Margaret Hutton is the author of the new novel If You Leave. She is a former environmental reporter, and she lives in the Washington, D.C., area, and in Chester County, Pennsylvania.
Q: What inspired you to write If You Leave, and how did you create your characters Audrey, Lucille, and Lake?
A: I got very curious about Washington, D.C., during World War II when I realized how many women moved here to support the effort. Several apartment complexes, still around, were built specifically to house female workers, and this astonished me.
I would have liked to have been one of those women, leaving some rural town far across the country to move here and experience more autonomy, a good job, new friends… maybe a romance with one of the men coming or going.
I also created the characters from this same curiosity—what might draw a woman here, and how might she handle being on the cusp of independence only to have it yanked away when the war was over.
Q: The writer Alexandra Zapruder said of the novel, “If Margaret Hutton's prose were a painting, it would be a Vermeer.” What do you think of that assessment?

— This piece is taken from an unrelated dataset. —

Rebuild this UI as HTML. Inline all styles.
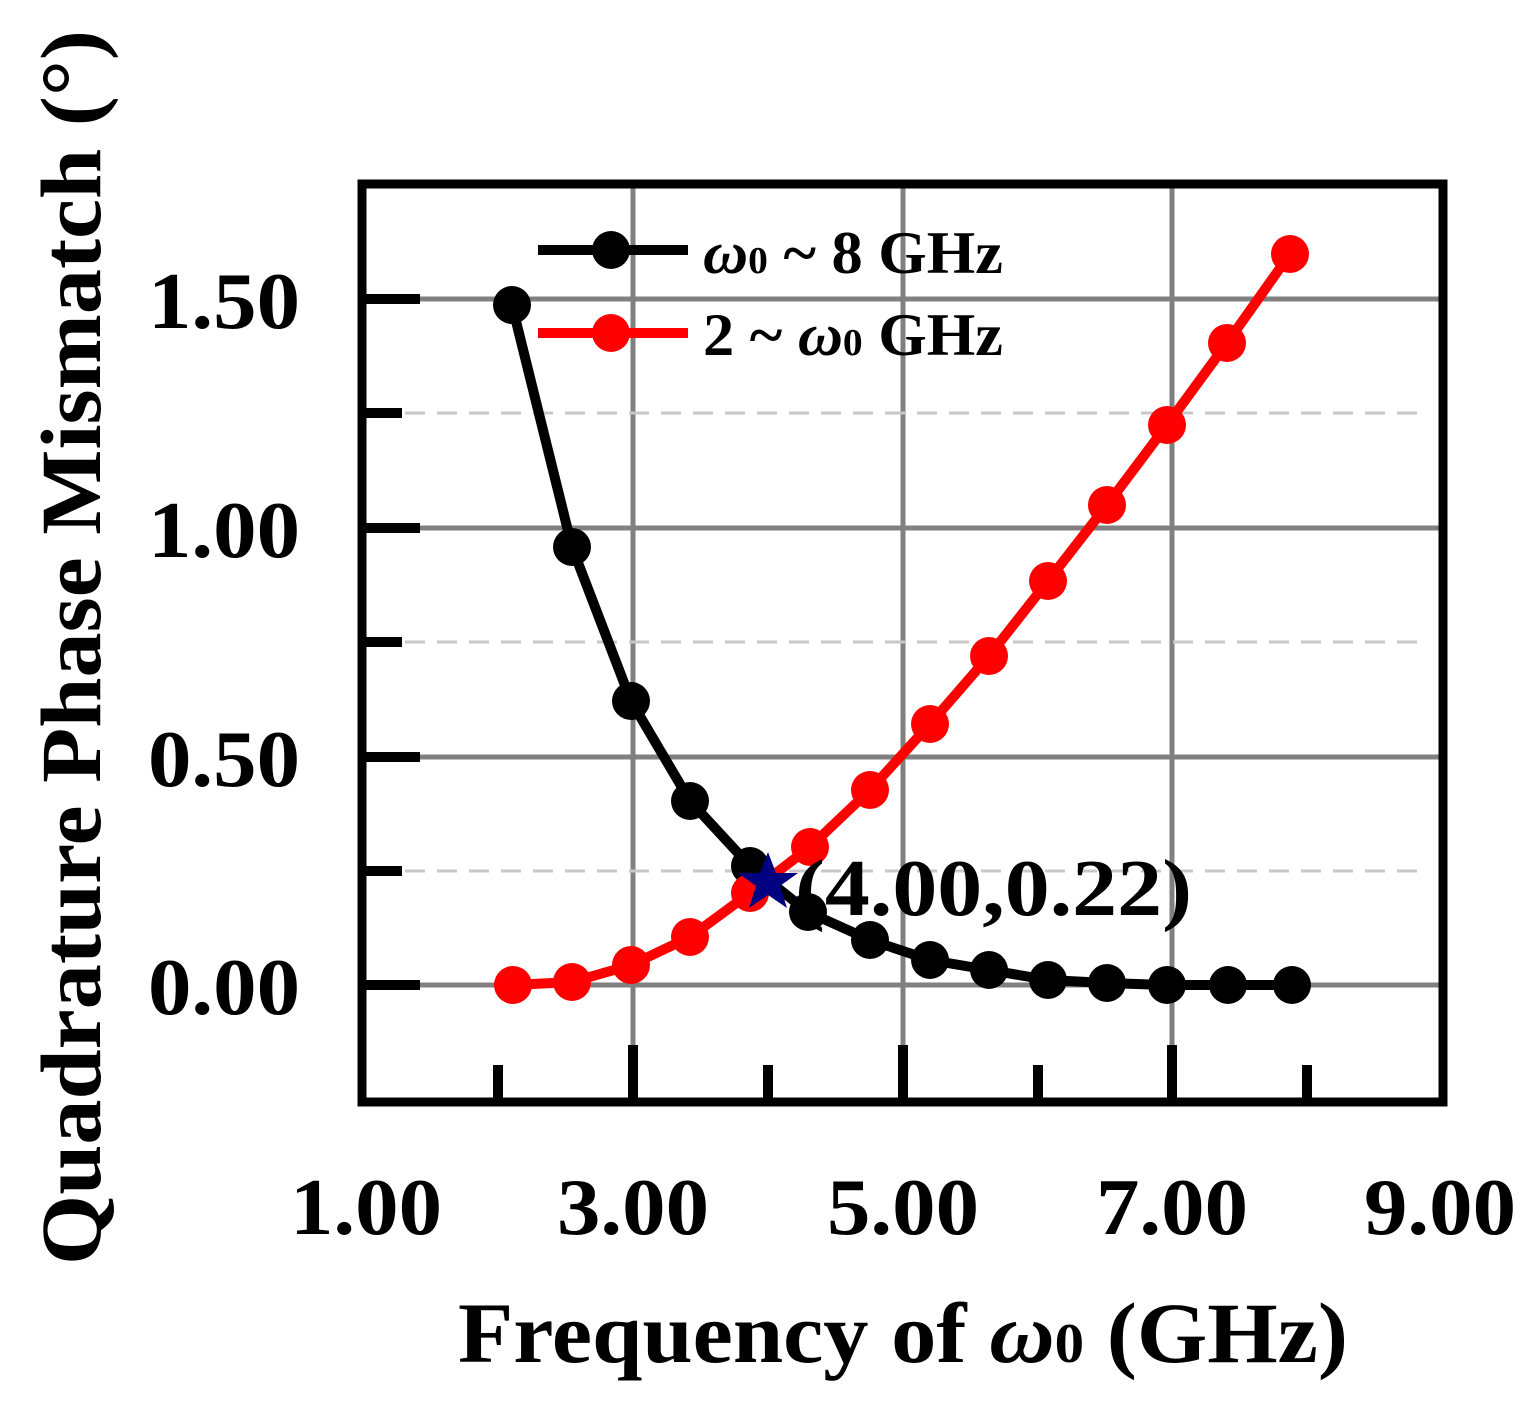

A: I wept when I read that! What an honor to be compared, as a writer, to Vermeer. I love making sentences, and so I hope these, as well as how light is evoked throughout the story, and the attention to everyday, private details, resonate with readers.
Q: Did you know how the novel would end before you started writing it, or did you make many changes along the way?
A: When I started writing the novel, I didn’t have a story, only this curiosity I’ve mentioned. It was very much how E. L. Doctorow describes the process: “[L]ike driving a car at night: you never see further than your headlights, but you can make the whole trip that way.”
I’m very interested in forgiveness, what it looks like over a long period of time. Once I had the engine of the story, I found myself writing into that process, wanting to know what shape reconciliation might take between each of these characters—if it was even possible.
Q: How was the book’s title chosen, and what does it signify for you?
A: The title changed a number of times, and I landed on this one after the novel was accepted for publication. It’s driven by two principles: I wanted it to invite the reader into the story rather than present a puzzle to be solved, and I wanted it to roll off the tongue.
There are an awful lot of “leavings” in this story. As Mary Kay Zuravleff wrote, each “character wants the freedom to leave, but no one wants to be abandoned.” And one reviewer recently pointed out that D.C. has long been a city characterized by leaving, an insight I appreciate. I’ve certainly felt that living here.
Q: What are you working on now?
A: I’m excited to have a novel-in-stories underway—I’m deeply interested in the interconnectedness of this world, so I love the form.
Q: Anything else we should know?
A: I’m planning many more discussions about If You Leave across the Southeast in early 2026, and I’d love to talk to book clubs if they’re nearby. Virtual visits also work!